Can It Be Searchable — But Not Readable?
Working with brainiacs, great discussions spontaneously occur. The following situation arose: A client wanted all data to be searchable – but not all data readable. The instance they gave was an HR person knowing that specific forms were there — but not allowing them to be read. What were best practices? Our engineering and field teams weighed in:
- Generally speaking, database permissions do not distinguish between letting you know a document exists and letting you read the document. The default is to have security role-based so that if you cannot read a document, you aren’t even allowed to know it exists. You could make a function that would have elevated permissions to see documents that the calling user may not otherwise be able to see, but the function would only return to the caller only whether or not documents exist.

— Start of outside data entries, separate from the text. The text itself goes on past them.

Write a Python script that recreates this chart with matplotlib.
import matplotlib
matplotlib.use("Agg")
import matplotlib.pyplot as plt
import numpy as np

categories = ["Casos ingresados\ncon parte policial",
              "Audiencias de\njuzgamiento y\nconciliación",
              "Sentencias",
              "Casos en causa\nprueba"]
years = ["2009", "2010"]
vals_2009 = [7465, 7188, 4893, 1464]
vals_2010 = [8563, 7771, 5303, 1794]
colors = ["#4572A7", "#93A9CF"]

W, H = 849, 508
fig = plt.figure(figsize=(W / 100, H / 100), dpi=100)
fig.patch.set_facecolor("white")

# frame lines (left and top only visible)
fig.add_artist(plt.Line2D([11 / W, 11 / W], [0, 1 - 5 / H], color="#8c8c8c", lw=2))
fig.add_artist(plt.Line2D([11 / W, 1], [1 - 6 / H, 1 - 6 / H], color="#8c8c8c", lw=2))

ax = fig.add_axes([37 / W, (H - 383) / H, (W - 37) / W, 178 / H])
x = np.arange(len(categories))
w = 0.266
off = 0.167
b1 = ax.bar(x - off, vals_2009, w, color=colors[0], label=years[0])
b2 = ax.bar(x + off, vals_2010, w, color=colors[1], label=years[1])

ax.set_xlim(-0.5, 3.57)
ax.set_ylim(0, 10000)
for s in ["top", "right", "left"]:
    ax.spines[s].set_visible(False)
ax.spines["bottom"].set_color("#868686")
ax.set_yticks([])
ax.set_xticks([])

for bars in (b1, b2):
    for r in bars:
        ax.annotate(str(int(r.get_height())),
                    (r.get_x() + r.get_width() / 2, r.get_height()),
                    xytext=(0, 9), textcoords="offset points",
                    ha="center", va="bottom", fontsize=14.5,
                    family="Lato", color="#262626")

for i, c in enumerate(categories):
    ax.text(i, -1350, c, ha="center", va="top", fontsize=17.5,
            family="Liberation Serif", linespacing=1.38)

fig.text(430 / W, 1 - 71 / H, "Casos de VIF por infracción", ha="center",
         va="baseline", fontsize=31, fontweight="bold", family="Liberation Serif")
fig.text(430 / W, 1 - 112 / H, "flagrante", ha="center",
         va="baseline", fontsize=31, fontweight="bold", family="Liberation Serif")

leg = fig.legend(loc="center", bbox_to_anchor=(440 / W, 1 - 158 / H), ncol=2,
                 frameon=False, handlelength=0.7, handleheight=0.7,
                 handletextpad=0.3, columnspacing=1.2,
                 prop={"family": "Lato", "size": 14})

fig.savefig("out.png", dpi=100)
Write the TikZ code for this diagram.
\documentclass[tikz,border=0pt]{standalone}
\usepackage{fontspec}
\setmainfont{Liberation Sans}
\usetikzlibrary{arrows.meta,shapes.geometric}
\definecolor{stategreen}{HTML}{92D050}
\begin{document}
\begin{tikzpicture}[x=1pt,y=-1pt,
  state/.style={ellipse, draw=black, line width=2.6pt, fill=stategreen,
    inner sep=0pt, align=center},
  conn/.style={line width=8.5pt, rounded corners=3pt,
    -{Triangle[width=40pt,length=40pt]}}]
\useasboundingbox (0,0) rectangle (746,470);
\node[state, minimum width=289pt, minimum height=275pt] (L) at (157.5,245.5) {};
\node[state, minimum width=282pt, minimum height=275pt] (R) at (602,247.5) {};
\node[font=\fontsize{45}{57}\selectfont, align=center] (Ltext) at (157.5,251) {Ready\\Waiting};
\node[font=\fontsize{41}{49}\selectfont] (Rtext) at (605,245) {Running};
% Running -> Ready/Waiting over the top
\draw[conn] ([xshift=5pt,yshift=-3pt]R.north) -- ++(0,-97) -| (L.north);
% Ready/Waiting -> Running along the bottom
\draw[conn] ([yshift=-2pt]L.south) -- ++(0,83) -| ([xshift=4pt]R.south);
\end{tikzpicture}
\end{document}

We implemented something like this for a national lab. The search was elevated to a higher user context to return back a set of search results and limited metadata for an asset. When users attempted to view the asset and they lacked permission, they could fill out a form to request access to the asset.

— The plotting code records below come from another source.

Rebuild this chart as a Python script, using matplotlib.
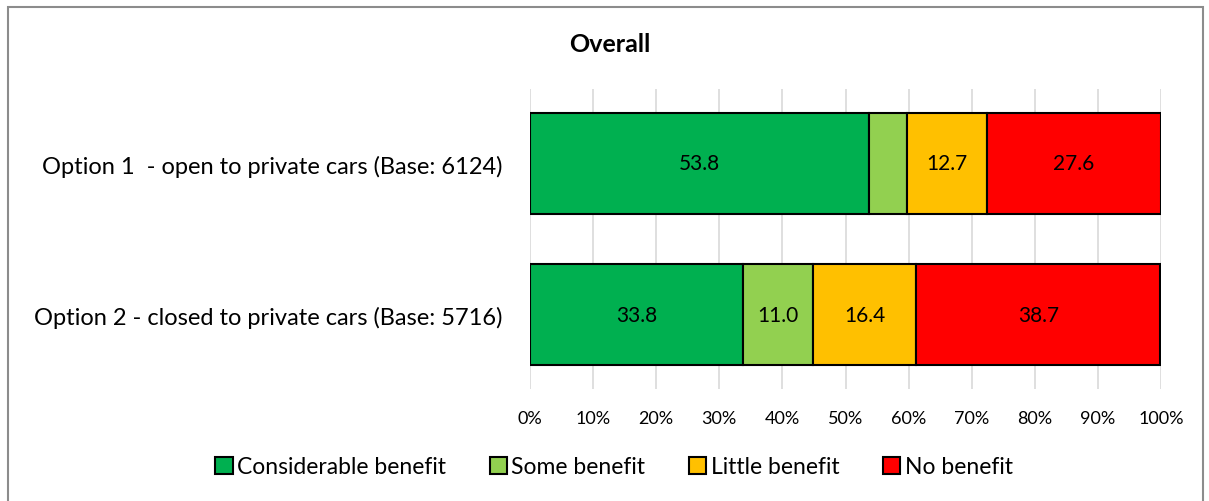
import numpy as np
import matplotlib.pyplot as plt
from matplotlib.patches import Rectangle

# data
options = ['Option 2 - closed to private cars (Base: 5716)',
           'Option 1  - open to private cars (Base: 6124)']
categories = ['Considerable benefit', 'Some benefit', 'Little benefit', 'No benefit']
considerable = [33.8, 53.8]
some = [11.0, 5.9]
little = [16.4, 12.7]
none_ = [38.7, 27.6]
colors = ['#00B050', '#92D050', '#FFC000', '#FF0000']

plt.rcParams['font.family'] = ['Lato', 'DejaVu Sans']

fig = plt.figure(figsize=(12.09, 5.02), dpi=100)
ax = fig.add_axes([530/1209, 1-390/502, 631/1209, 300/502])

y = np.arange(len(options))
left = np.zeros(len(options))
series = [considerable, some, little, none_]
for vals, c, name in zip(series, colors, categories):
    ax.barh(y, vals, left=left, height=0.669, color=c, edgecolor='black',
            linewidth=1.5, label=name, zorder=3)
    for yi, v, l in zip(y, vals, left):
        if v >= 8:
            ax.text(l + v/2, yi, f'{v:.1f}', ha='center', va='center', fontsize=15, zorder=4)
    left = left + np.array(vals)

ax.set_xlim(0, 100)
ax.set_ylim(-0.493, 1.493)
ax.set_xticks(np.arange(0, 101, 10))
ax.set_xticklabels([f'{t}%' for t in range(0, 101, 10)], fontsize=13)
ax.set_yticks(y)
ax.set_yticklabels(options, fontsize=17)
ax.tick_params(axis='x', length=0, pad=15)
ax.tick_params(axis='y', length=0, pad=20)
ax.grid(axis='x', color='#d9d9d9', linewidth=1.2, zorder=0)
for s in ax.spines.values():
    s.set_visible(False)

fig.text(610/1209, 1-45/502, 'Overall', ha='center', va='center', fontsize=18, fontweight='bold')

fig.legend(loc='center', bbox_to_anchor=(614/1209, 1-468/502), ncol=4, frameon=False,
           fontsize=16.5, handlelength=0.75, handleheight=0.75, handletextpad=0.2, columnspacing=1.9)

fig.patches.append(Rectangle((8/1209, -0.05), 1195/1209, 1.05-8/502, transform=fig.transFigure,
                             fill=False, edgecolor='#8c8c8c', linewidth=1.5))

fig.savefig('out.png', dpi=100)
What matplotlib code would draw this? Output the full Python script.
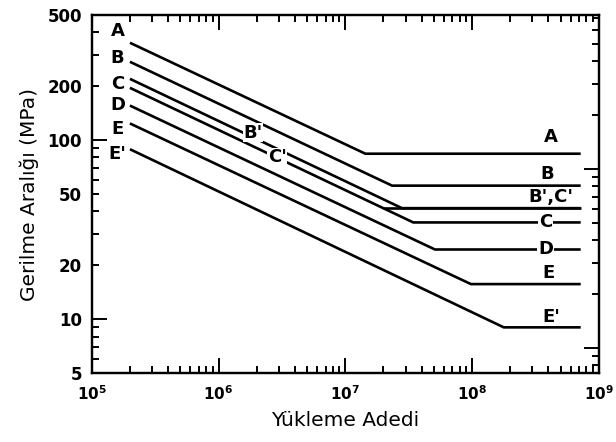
"""
S-N fatigue design curves (Yükleme Adedi vs Gerilme Aralığı).
Output: out.png
"""

import matplotlib
matplotlib.use("Agg")
import matplotlib.pyplot as plt
import matplotlib.ticker as ticker

plt.rcParams.update({
    "font.family": "DejaVu Sans",
    "mathtext.fontset": "dejavusans",
})

# ── data ──────────────────────────────────────────────────────────────────────
# sloped segment: (N_start, S_start) -> (N_knee, S_knee), then flat to N_END
CATEGORIES = ["A", "B", "B'", "C", "D", "E", "E'"]
N_START    = [2.0e5, 2.0e5, 2.0e5, 2.0e5, 2.0e5, 2.0e5, 2.0e5]
S_START    = [350, 274, 220, 196, 156, 124, 89]
N_KNEE     = [1.44e7, 2.34e7, 2.8e7, 3.44e7, 5.1e7, 9.8e7, 1.78e8]
S_KNEE     = [84, 55.7, 41.7, 34.7, 24.5, 15.7, 9.0]
N_END      = 7.2e8

# C' threshold: flat branch leaving the C line
C_PRIME_N = 2.0e7
C_PRIME_S = 41.7

MPA_PER_KSI = 6.895

X_TICKS = [1e5, 1e6, 1e7, 1e8, 1e9]
Y_LABELLED = [5, 10, 20, 50, 100, 200, 500]

# ── figure ────────────────────────────────────────────────────────────────────
fig = plt.figure(figsize=(6.16, 4.42), dpi=100)
ax = fig.add_axes([0.149, 0.156, 0.823, 0.810])

LW = 1.9
for n0, s0, nk, sk in zip(N_START, S_START, N_KNEE, S_KNEE):
    ax.plot([n0, nk, N_END], [s0, sk, sk], color="black", lw=LW,
            solid_capstyle="butt", zorder=2)
ax.plot([C_PRIME_N, N_END], [C_PRIME_S, C_PRIME_S], color="black", lw=LW,
        solid_capstyle="butt", zorder=2)

ax.set_xscale("log")
ax.set_yscale("log")
ax.set_xlim(1e5, 1e9)
ax.set_ylim(5, 500)

# ── labels on the curves ──────────────────────────────────────────────────────
lab_kw = dict(fontsize=13, fontweight="bold", ha="center", va="center", zorder=4)
left_labels = [("A", 406), ("B", 287), ("C", 207), ("D", 158), ("E", 116), ("E'", 84)]
for t, y in left_labels:
    ax.text(1.6e5, y, t, **lab_kw)

right_labels = [("A", 4.2e8, 104), ("B", 3.95e8, 65), ("B',C'", 4.2e8, 48),
                ("C", 3.8e8, 34.7), ("D", 3.8e8, 24.5), ("E", 4.0e8, 18),
                ("E'", 4.2e8, 10.3)]
box = dict(facecolor="white", edgecolor="none", pad=0.5)
for t, x, y in right_labels:
    kw = dict(lab_kw)
    if t in ("C", "D"):
        kw["bbox"] = box
    ax.text(x, y, t, **kw)

ax.text(1.87e6, 110, "B'", bbox=box, **lab_kw)
ax.text(2.9e6, 80, "C'", bbox=box, **lab_kw)

# ── axes styling ──────────────────────────────────────────────────────────────
for sp in ax.spines.values():
    sp.set_linewidth(1.6)

ax.xaxis.set_major_locator(ticker.FixedLocator(X_TICKS))
ax.xaxis.set_minor_locator(ticker.LogLocator(base=10, subs=range(2, 10), numticks=20))
ax.xaxis.set_major_formatter(ticker.FuncFormatter(
    lambda v, p: r"$\mathbf{10^{%d}}$" % round(__import__("math").log10(v))))
ax.xaxis.set_minor_formatter(ticker.NullFormatter())

ax.yaxis.set_major_locator(ticker.FixedLocator([10, 100]))
ax.yaxis.set_minor_locator(ticker.LogLocator(base=10, subs=range(2, 10), numticks=20))

def ylab(v, p):
    for t in Y_LABELLED:
        if abs(v - t) < 1e-6 * t:
            return str(t)
    return ""

ax.yaxis.set_major_formatter(ticker.FuncFormatter(ylab))
ax.yaxis.set_minor_formatter(ticker.FuncFormatter(ylab))

ax.tick_params(axis="both", which="both", direction="in", top=True, right=False,
               width=1.4)
ax.tick_params(axis="both", which="major", length=11)
ax.tick_params(axis="both", which="minor", length=5)
ax.tick_params(axis="x", which="both", labelsize=11, pad=8)
ax.tick_params(axis="y", which="both", labelsize=12, pad=7)
for lbl in ax.get_yticklabels(which="both"):
    lbl.set_fontweight("bold")

# right axis in ksi (ticks only, no labels)
ax2 = ax.twinx()
ax2.set_yscale("log")
ax2.set_ylim(5 / MPA_PER_KSI, 500 / MPA_PER_KSI)
ax2.yaxis.set_major_locator(ticker.LogLocator(base=10, numticks=10))
ax2.yaxis.set_minor_locator(ticker.LogLocator(base=10, subs=range(2, 10), numticks=20))
ax2.tick_params(axis="y", which="both", direction="in", labelright=False, width=1.4)
ax2.tick_params(axis="y", which="major", length=11)
ax2.tick_params(axis="y", which="minor", length=5)
for sp in ax2.spines.values():
    sp.set_linewidth(1.6)

ax.set_xlabel("Yükleme Adedi", fontsize=14.5, labelpad=6)
ax.set_ylabel("Gerilme Aralığı (MPa)", fontsize=14.5, labelpad=6)

fig.savefig("out.png", dpi=100)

- While this is a capability we can deliver well, the prospect should think through the security implications of even letting users know that documents exist that match a query. For example, if you allow full-text search on HR docs and store comp plans in a standard format, it would be easy to brute-force everyone’s salary by searching for names and possible salary values (“john smith ‘salary: $1,000′”, “john smith ‘salary: $2,000′”, etc.) until you get a hit back, even if you can’t see the matching document.

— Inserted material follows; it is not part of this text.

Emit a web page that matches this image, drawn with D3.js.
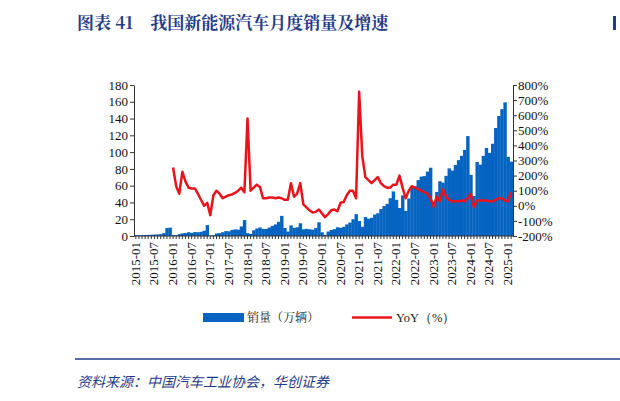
<!DOCTYPE html>
<html><head><meta charset="utf-8">
<script src="https://cdn.jsdelivr.net/npm/d3@7"></script>
<style>body{margin:0;background:#fff}</style></head>
<body><svg id="c" width="620" height="401"></svg>
<script>
const sales = [
1,1,1,1.2,1.3,1.5,1.7,1.8,2.2,3.5,9.5,10,
1.2,1.0,2.2,3.2,3.5,4.5,3.7,4.7,4.5,5.0,6.3,13,
0.6,1.0,3.0,3.4,4.5,5.8,5.6,7.3,7.8,7.6,11.4,19,
3.4,2.5,6.8,9.0,10.2,8.4,8.4,10.1,12.1,13.8,16.9,24,
9.6,5.3,12.6,9.7,10.4,15.2,8.0,8.5,8.0,7.5,9.5,16.3,
4.4,1.3,5.3,7.2,8.2,10.4,9.8,10.9,13.8,16.0,20.0,26,
17.9,11.0,22.6,20.6,21.7,25.6,27.1,32.1,35.7,38.3,45.0,53.1,
43.1,33.4,48.4,29.9,44.7,59.6,59.3,66.6,70.8,71.4,76.8,81.4,
40.8,52.5,65.3,63.6,71.7,80.6,78.0,84.6,90.4,95.6,102.6,119.1,
72.9,47.7,88.3,85.0,95.5,104.9,99.1,110.0,128.7,143.0,151.2,159.3,
94.4,88.7];
const yoy = [
254,130,80,225,160,120,115,115,80,40,0,20,
-62,70,100,80,50,60,70,75,85,100,120,90,
578,100,120,140,125,50,50,55,55,50,55,50,
40,40,150,60,80,150,10,-10,-30,-45,-40,-25,
-50,-75,-55,-30,-25,-35,20,25,70,100,100,50,
755,330,190,170,150,170,190,150,130,120,120,140,
140,200,120,50,100,130,120,110,100,90,80,50,
-5,60,30,110,60,40,30,30,30,35,30,50,
80,-10,35,35,35,35,30,30,40,50,50,35,
30,90];
const months = [];
for (let y=2015;y<=2025;y++) for (let m=1;m<=12;m++){ if(y===2025&&m>2)break; months.push(y+"-"+String(m).padStart(2,"0")); }
const leftTicks=[0,20,40,60,80,100,120,140,160,180];
const rightTicks=[-200,-100,0,100,200,300,400,500,600,700,800];

const svg=d3.select("#c");
const L=134,R=513,T=85,B=236;
const x=d3.scaleBand().domain(months).range([L,R]).paddingInner(0).paddingOuter(0.1);
const yl=d3.scaleLinear().domain([0,180]).range([B,T]);
const yr=d3.scaleLinear().domain([-200,800]).range([B,T]);
const serif="'Liberation Serif','Times New Roman',serif";
const blue="#0563C1", red="#E8131B";

svg.append("text").attr("x",77).attr("y",29).attr("fill","#1F3C88").attr("font-weight","bold")
 .attr("font-family","'Noto Serif CJK SC','Noto Sans CJK SC',serif").attr("font-size",17)
 .text("图表 41　我国新能源汽车月度销量及增速");
svg.append("rect").attr("x",613).attr("y",16).attr("width",3).attr("height",14).attr("fill","#1F3C88");

svg.append("g").selectAll("rect").data(sales).join("rect")
 .attr("x",(d,i)=>x(months[i])).attr("width",x.bandwidth()+0.3)
 .attr("y",d=>yl(d)).attr("height",d=>B-yl(d)).attr("fill",blue);

const line=d3.line().x((d,i)=>x(months[i+12])+x.bandwidth()/2).y(d=>yr(d));
svg.append("path").datum(yoy).attr("d",line).attr("fill","none").attr("stroke",red).attr("stroke-width",2.5).attr("stroke-linejoin","round");

const ga=svg.append("g").attr("transform",`translate(${L},0)`).call(d3.axisLeft(yl).tickValues(leftTicks).tickSize(4).tickSizeOuter(0));
const gr=svg.append("g").attr("transform",`translate(${R},0)`).call(d3.axisRight(yr).tickValues(rightTicks).tickSize(4).tickFormat(d=>d+"%").tickSizeOuter(0));
const gx=svg.append("g").attr("transform",`translate(0,${B})`).call(d3.axisBottom(x).tickSize(3).tickFormat(""));
gx.select(".domain").attr("d",`M${L},0H${R}`);
[ga,gr,gx].forEach(g=>{g.selectAll("line,path").attr("stroke","#333");g.selectAll("text").attr("font-family",serif).attr("font-size",13).attr("fill","#111");});
ga.selectAll("text").attr("x",-6);gr.selectAll("text").attr("x",5);
svg.append("g").selectAll("text").data(months.filter((m,i)=>i%6===0)).join("text")
 .attr("transform",d=>`translate(${x(d)+x.bandwidth()/2+4},${B+6}) rotate(-90)`)
 .attr("text-anchor","end").attr("font-family",serif).attr("font-size",13).attr("fill","#111").text(d=>d);

svg.append("rect").attr("x",203).attr("y",313).attr("width",41).attr("height",9).attr("fill",blue);
svg.append("text").attr("x",247).attr("y",322).attr("font-family","'Noto Serif CJK SC','Noto Sans CJK SC'").attr("font-size",12).attr("fill","#222").text("销量（万辆）");
svg.append("line").attr("x1",352).attr("x2",392).attr("y1",317.5).attr("y2",317.5).attr("stroke",red).attr("stroke-width",2.5);
svg.append("text").attr("x",396).attr("y",322).attr("font-family",serif).attr("font-size",12.5).attr("fill","#222").text("YoY（%）");

svg.append("line").attr("x1",75).attr("x2",620).attr("y1",359).attr("y2",359).attr("stroke","#1F3C88").attr("stroke-width",1.5);
svg.append("text").attr("x",77).attr("y",387).attr("font-family","'Noto Sans CJK SC'").attr("font-style","italic").attr("font-size",14).attr("fill","#1F3C88").text("资料来源：中国汽车工业协会，华创证券");
</script></body></html>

- In media, clients will make documents searchable – so that the asset is discoverable — but gate the documents behind a paywall if the reader does not have proper credentials.
- In some cases people require parts of a document be secured for reading them, but are fine with them being in the search index. E.g. national security – ‘Show me every document pertaining to Organisation X.” Knowing it exists is a GoodThing[™] as it then allows intelligence personnel to request access to the full content. In some cases, some users will be able to read the information in an intelligence report, but not the report section saying ‘Future surveillance,’ for example. It is possible to embed security within document content and use MarkLogic to redact these documents on the fly. This relies on the application assigning a standard in-document security tagging mechanism though.
According to my colleague Adam Fowler, “There really is no easy answer – it depends entirely on the data, what you need to index — and the organizational mandates and restrictions that exist.”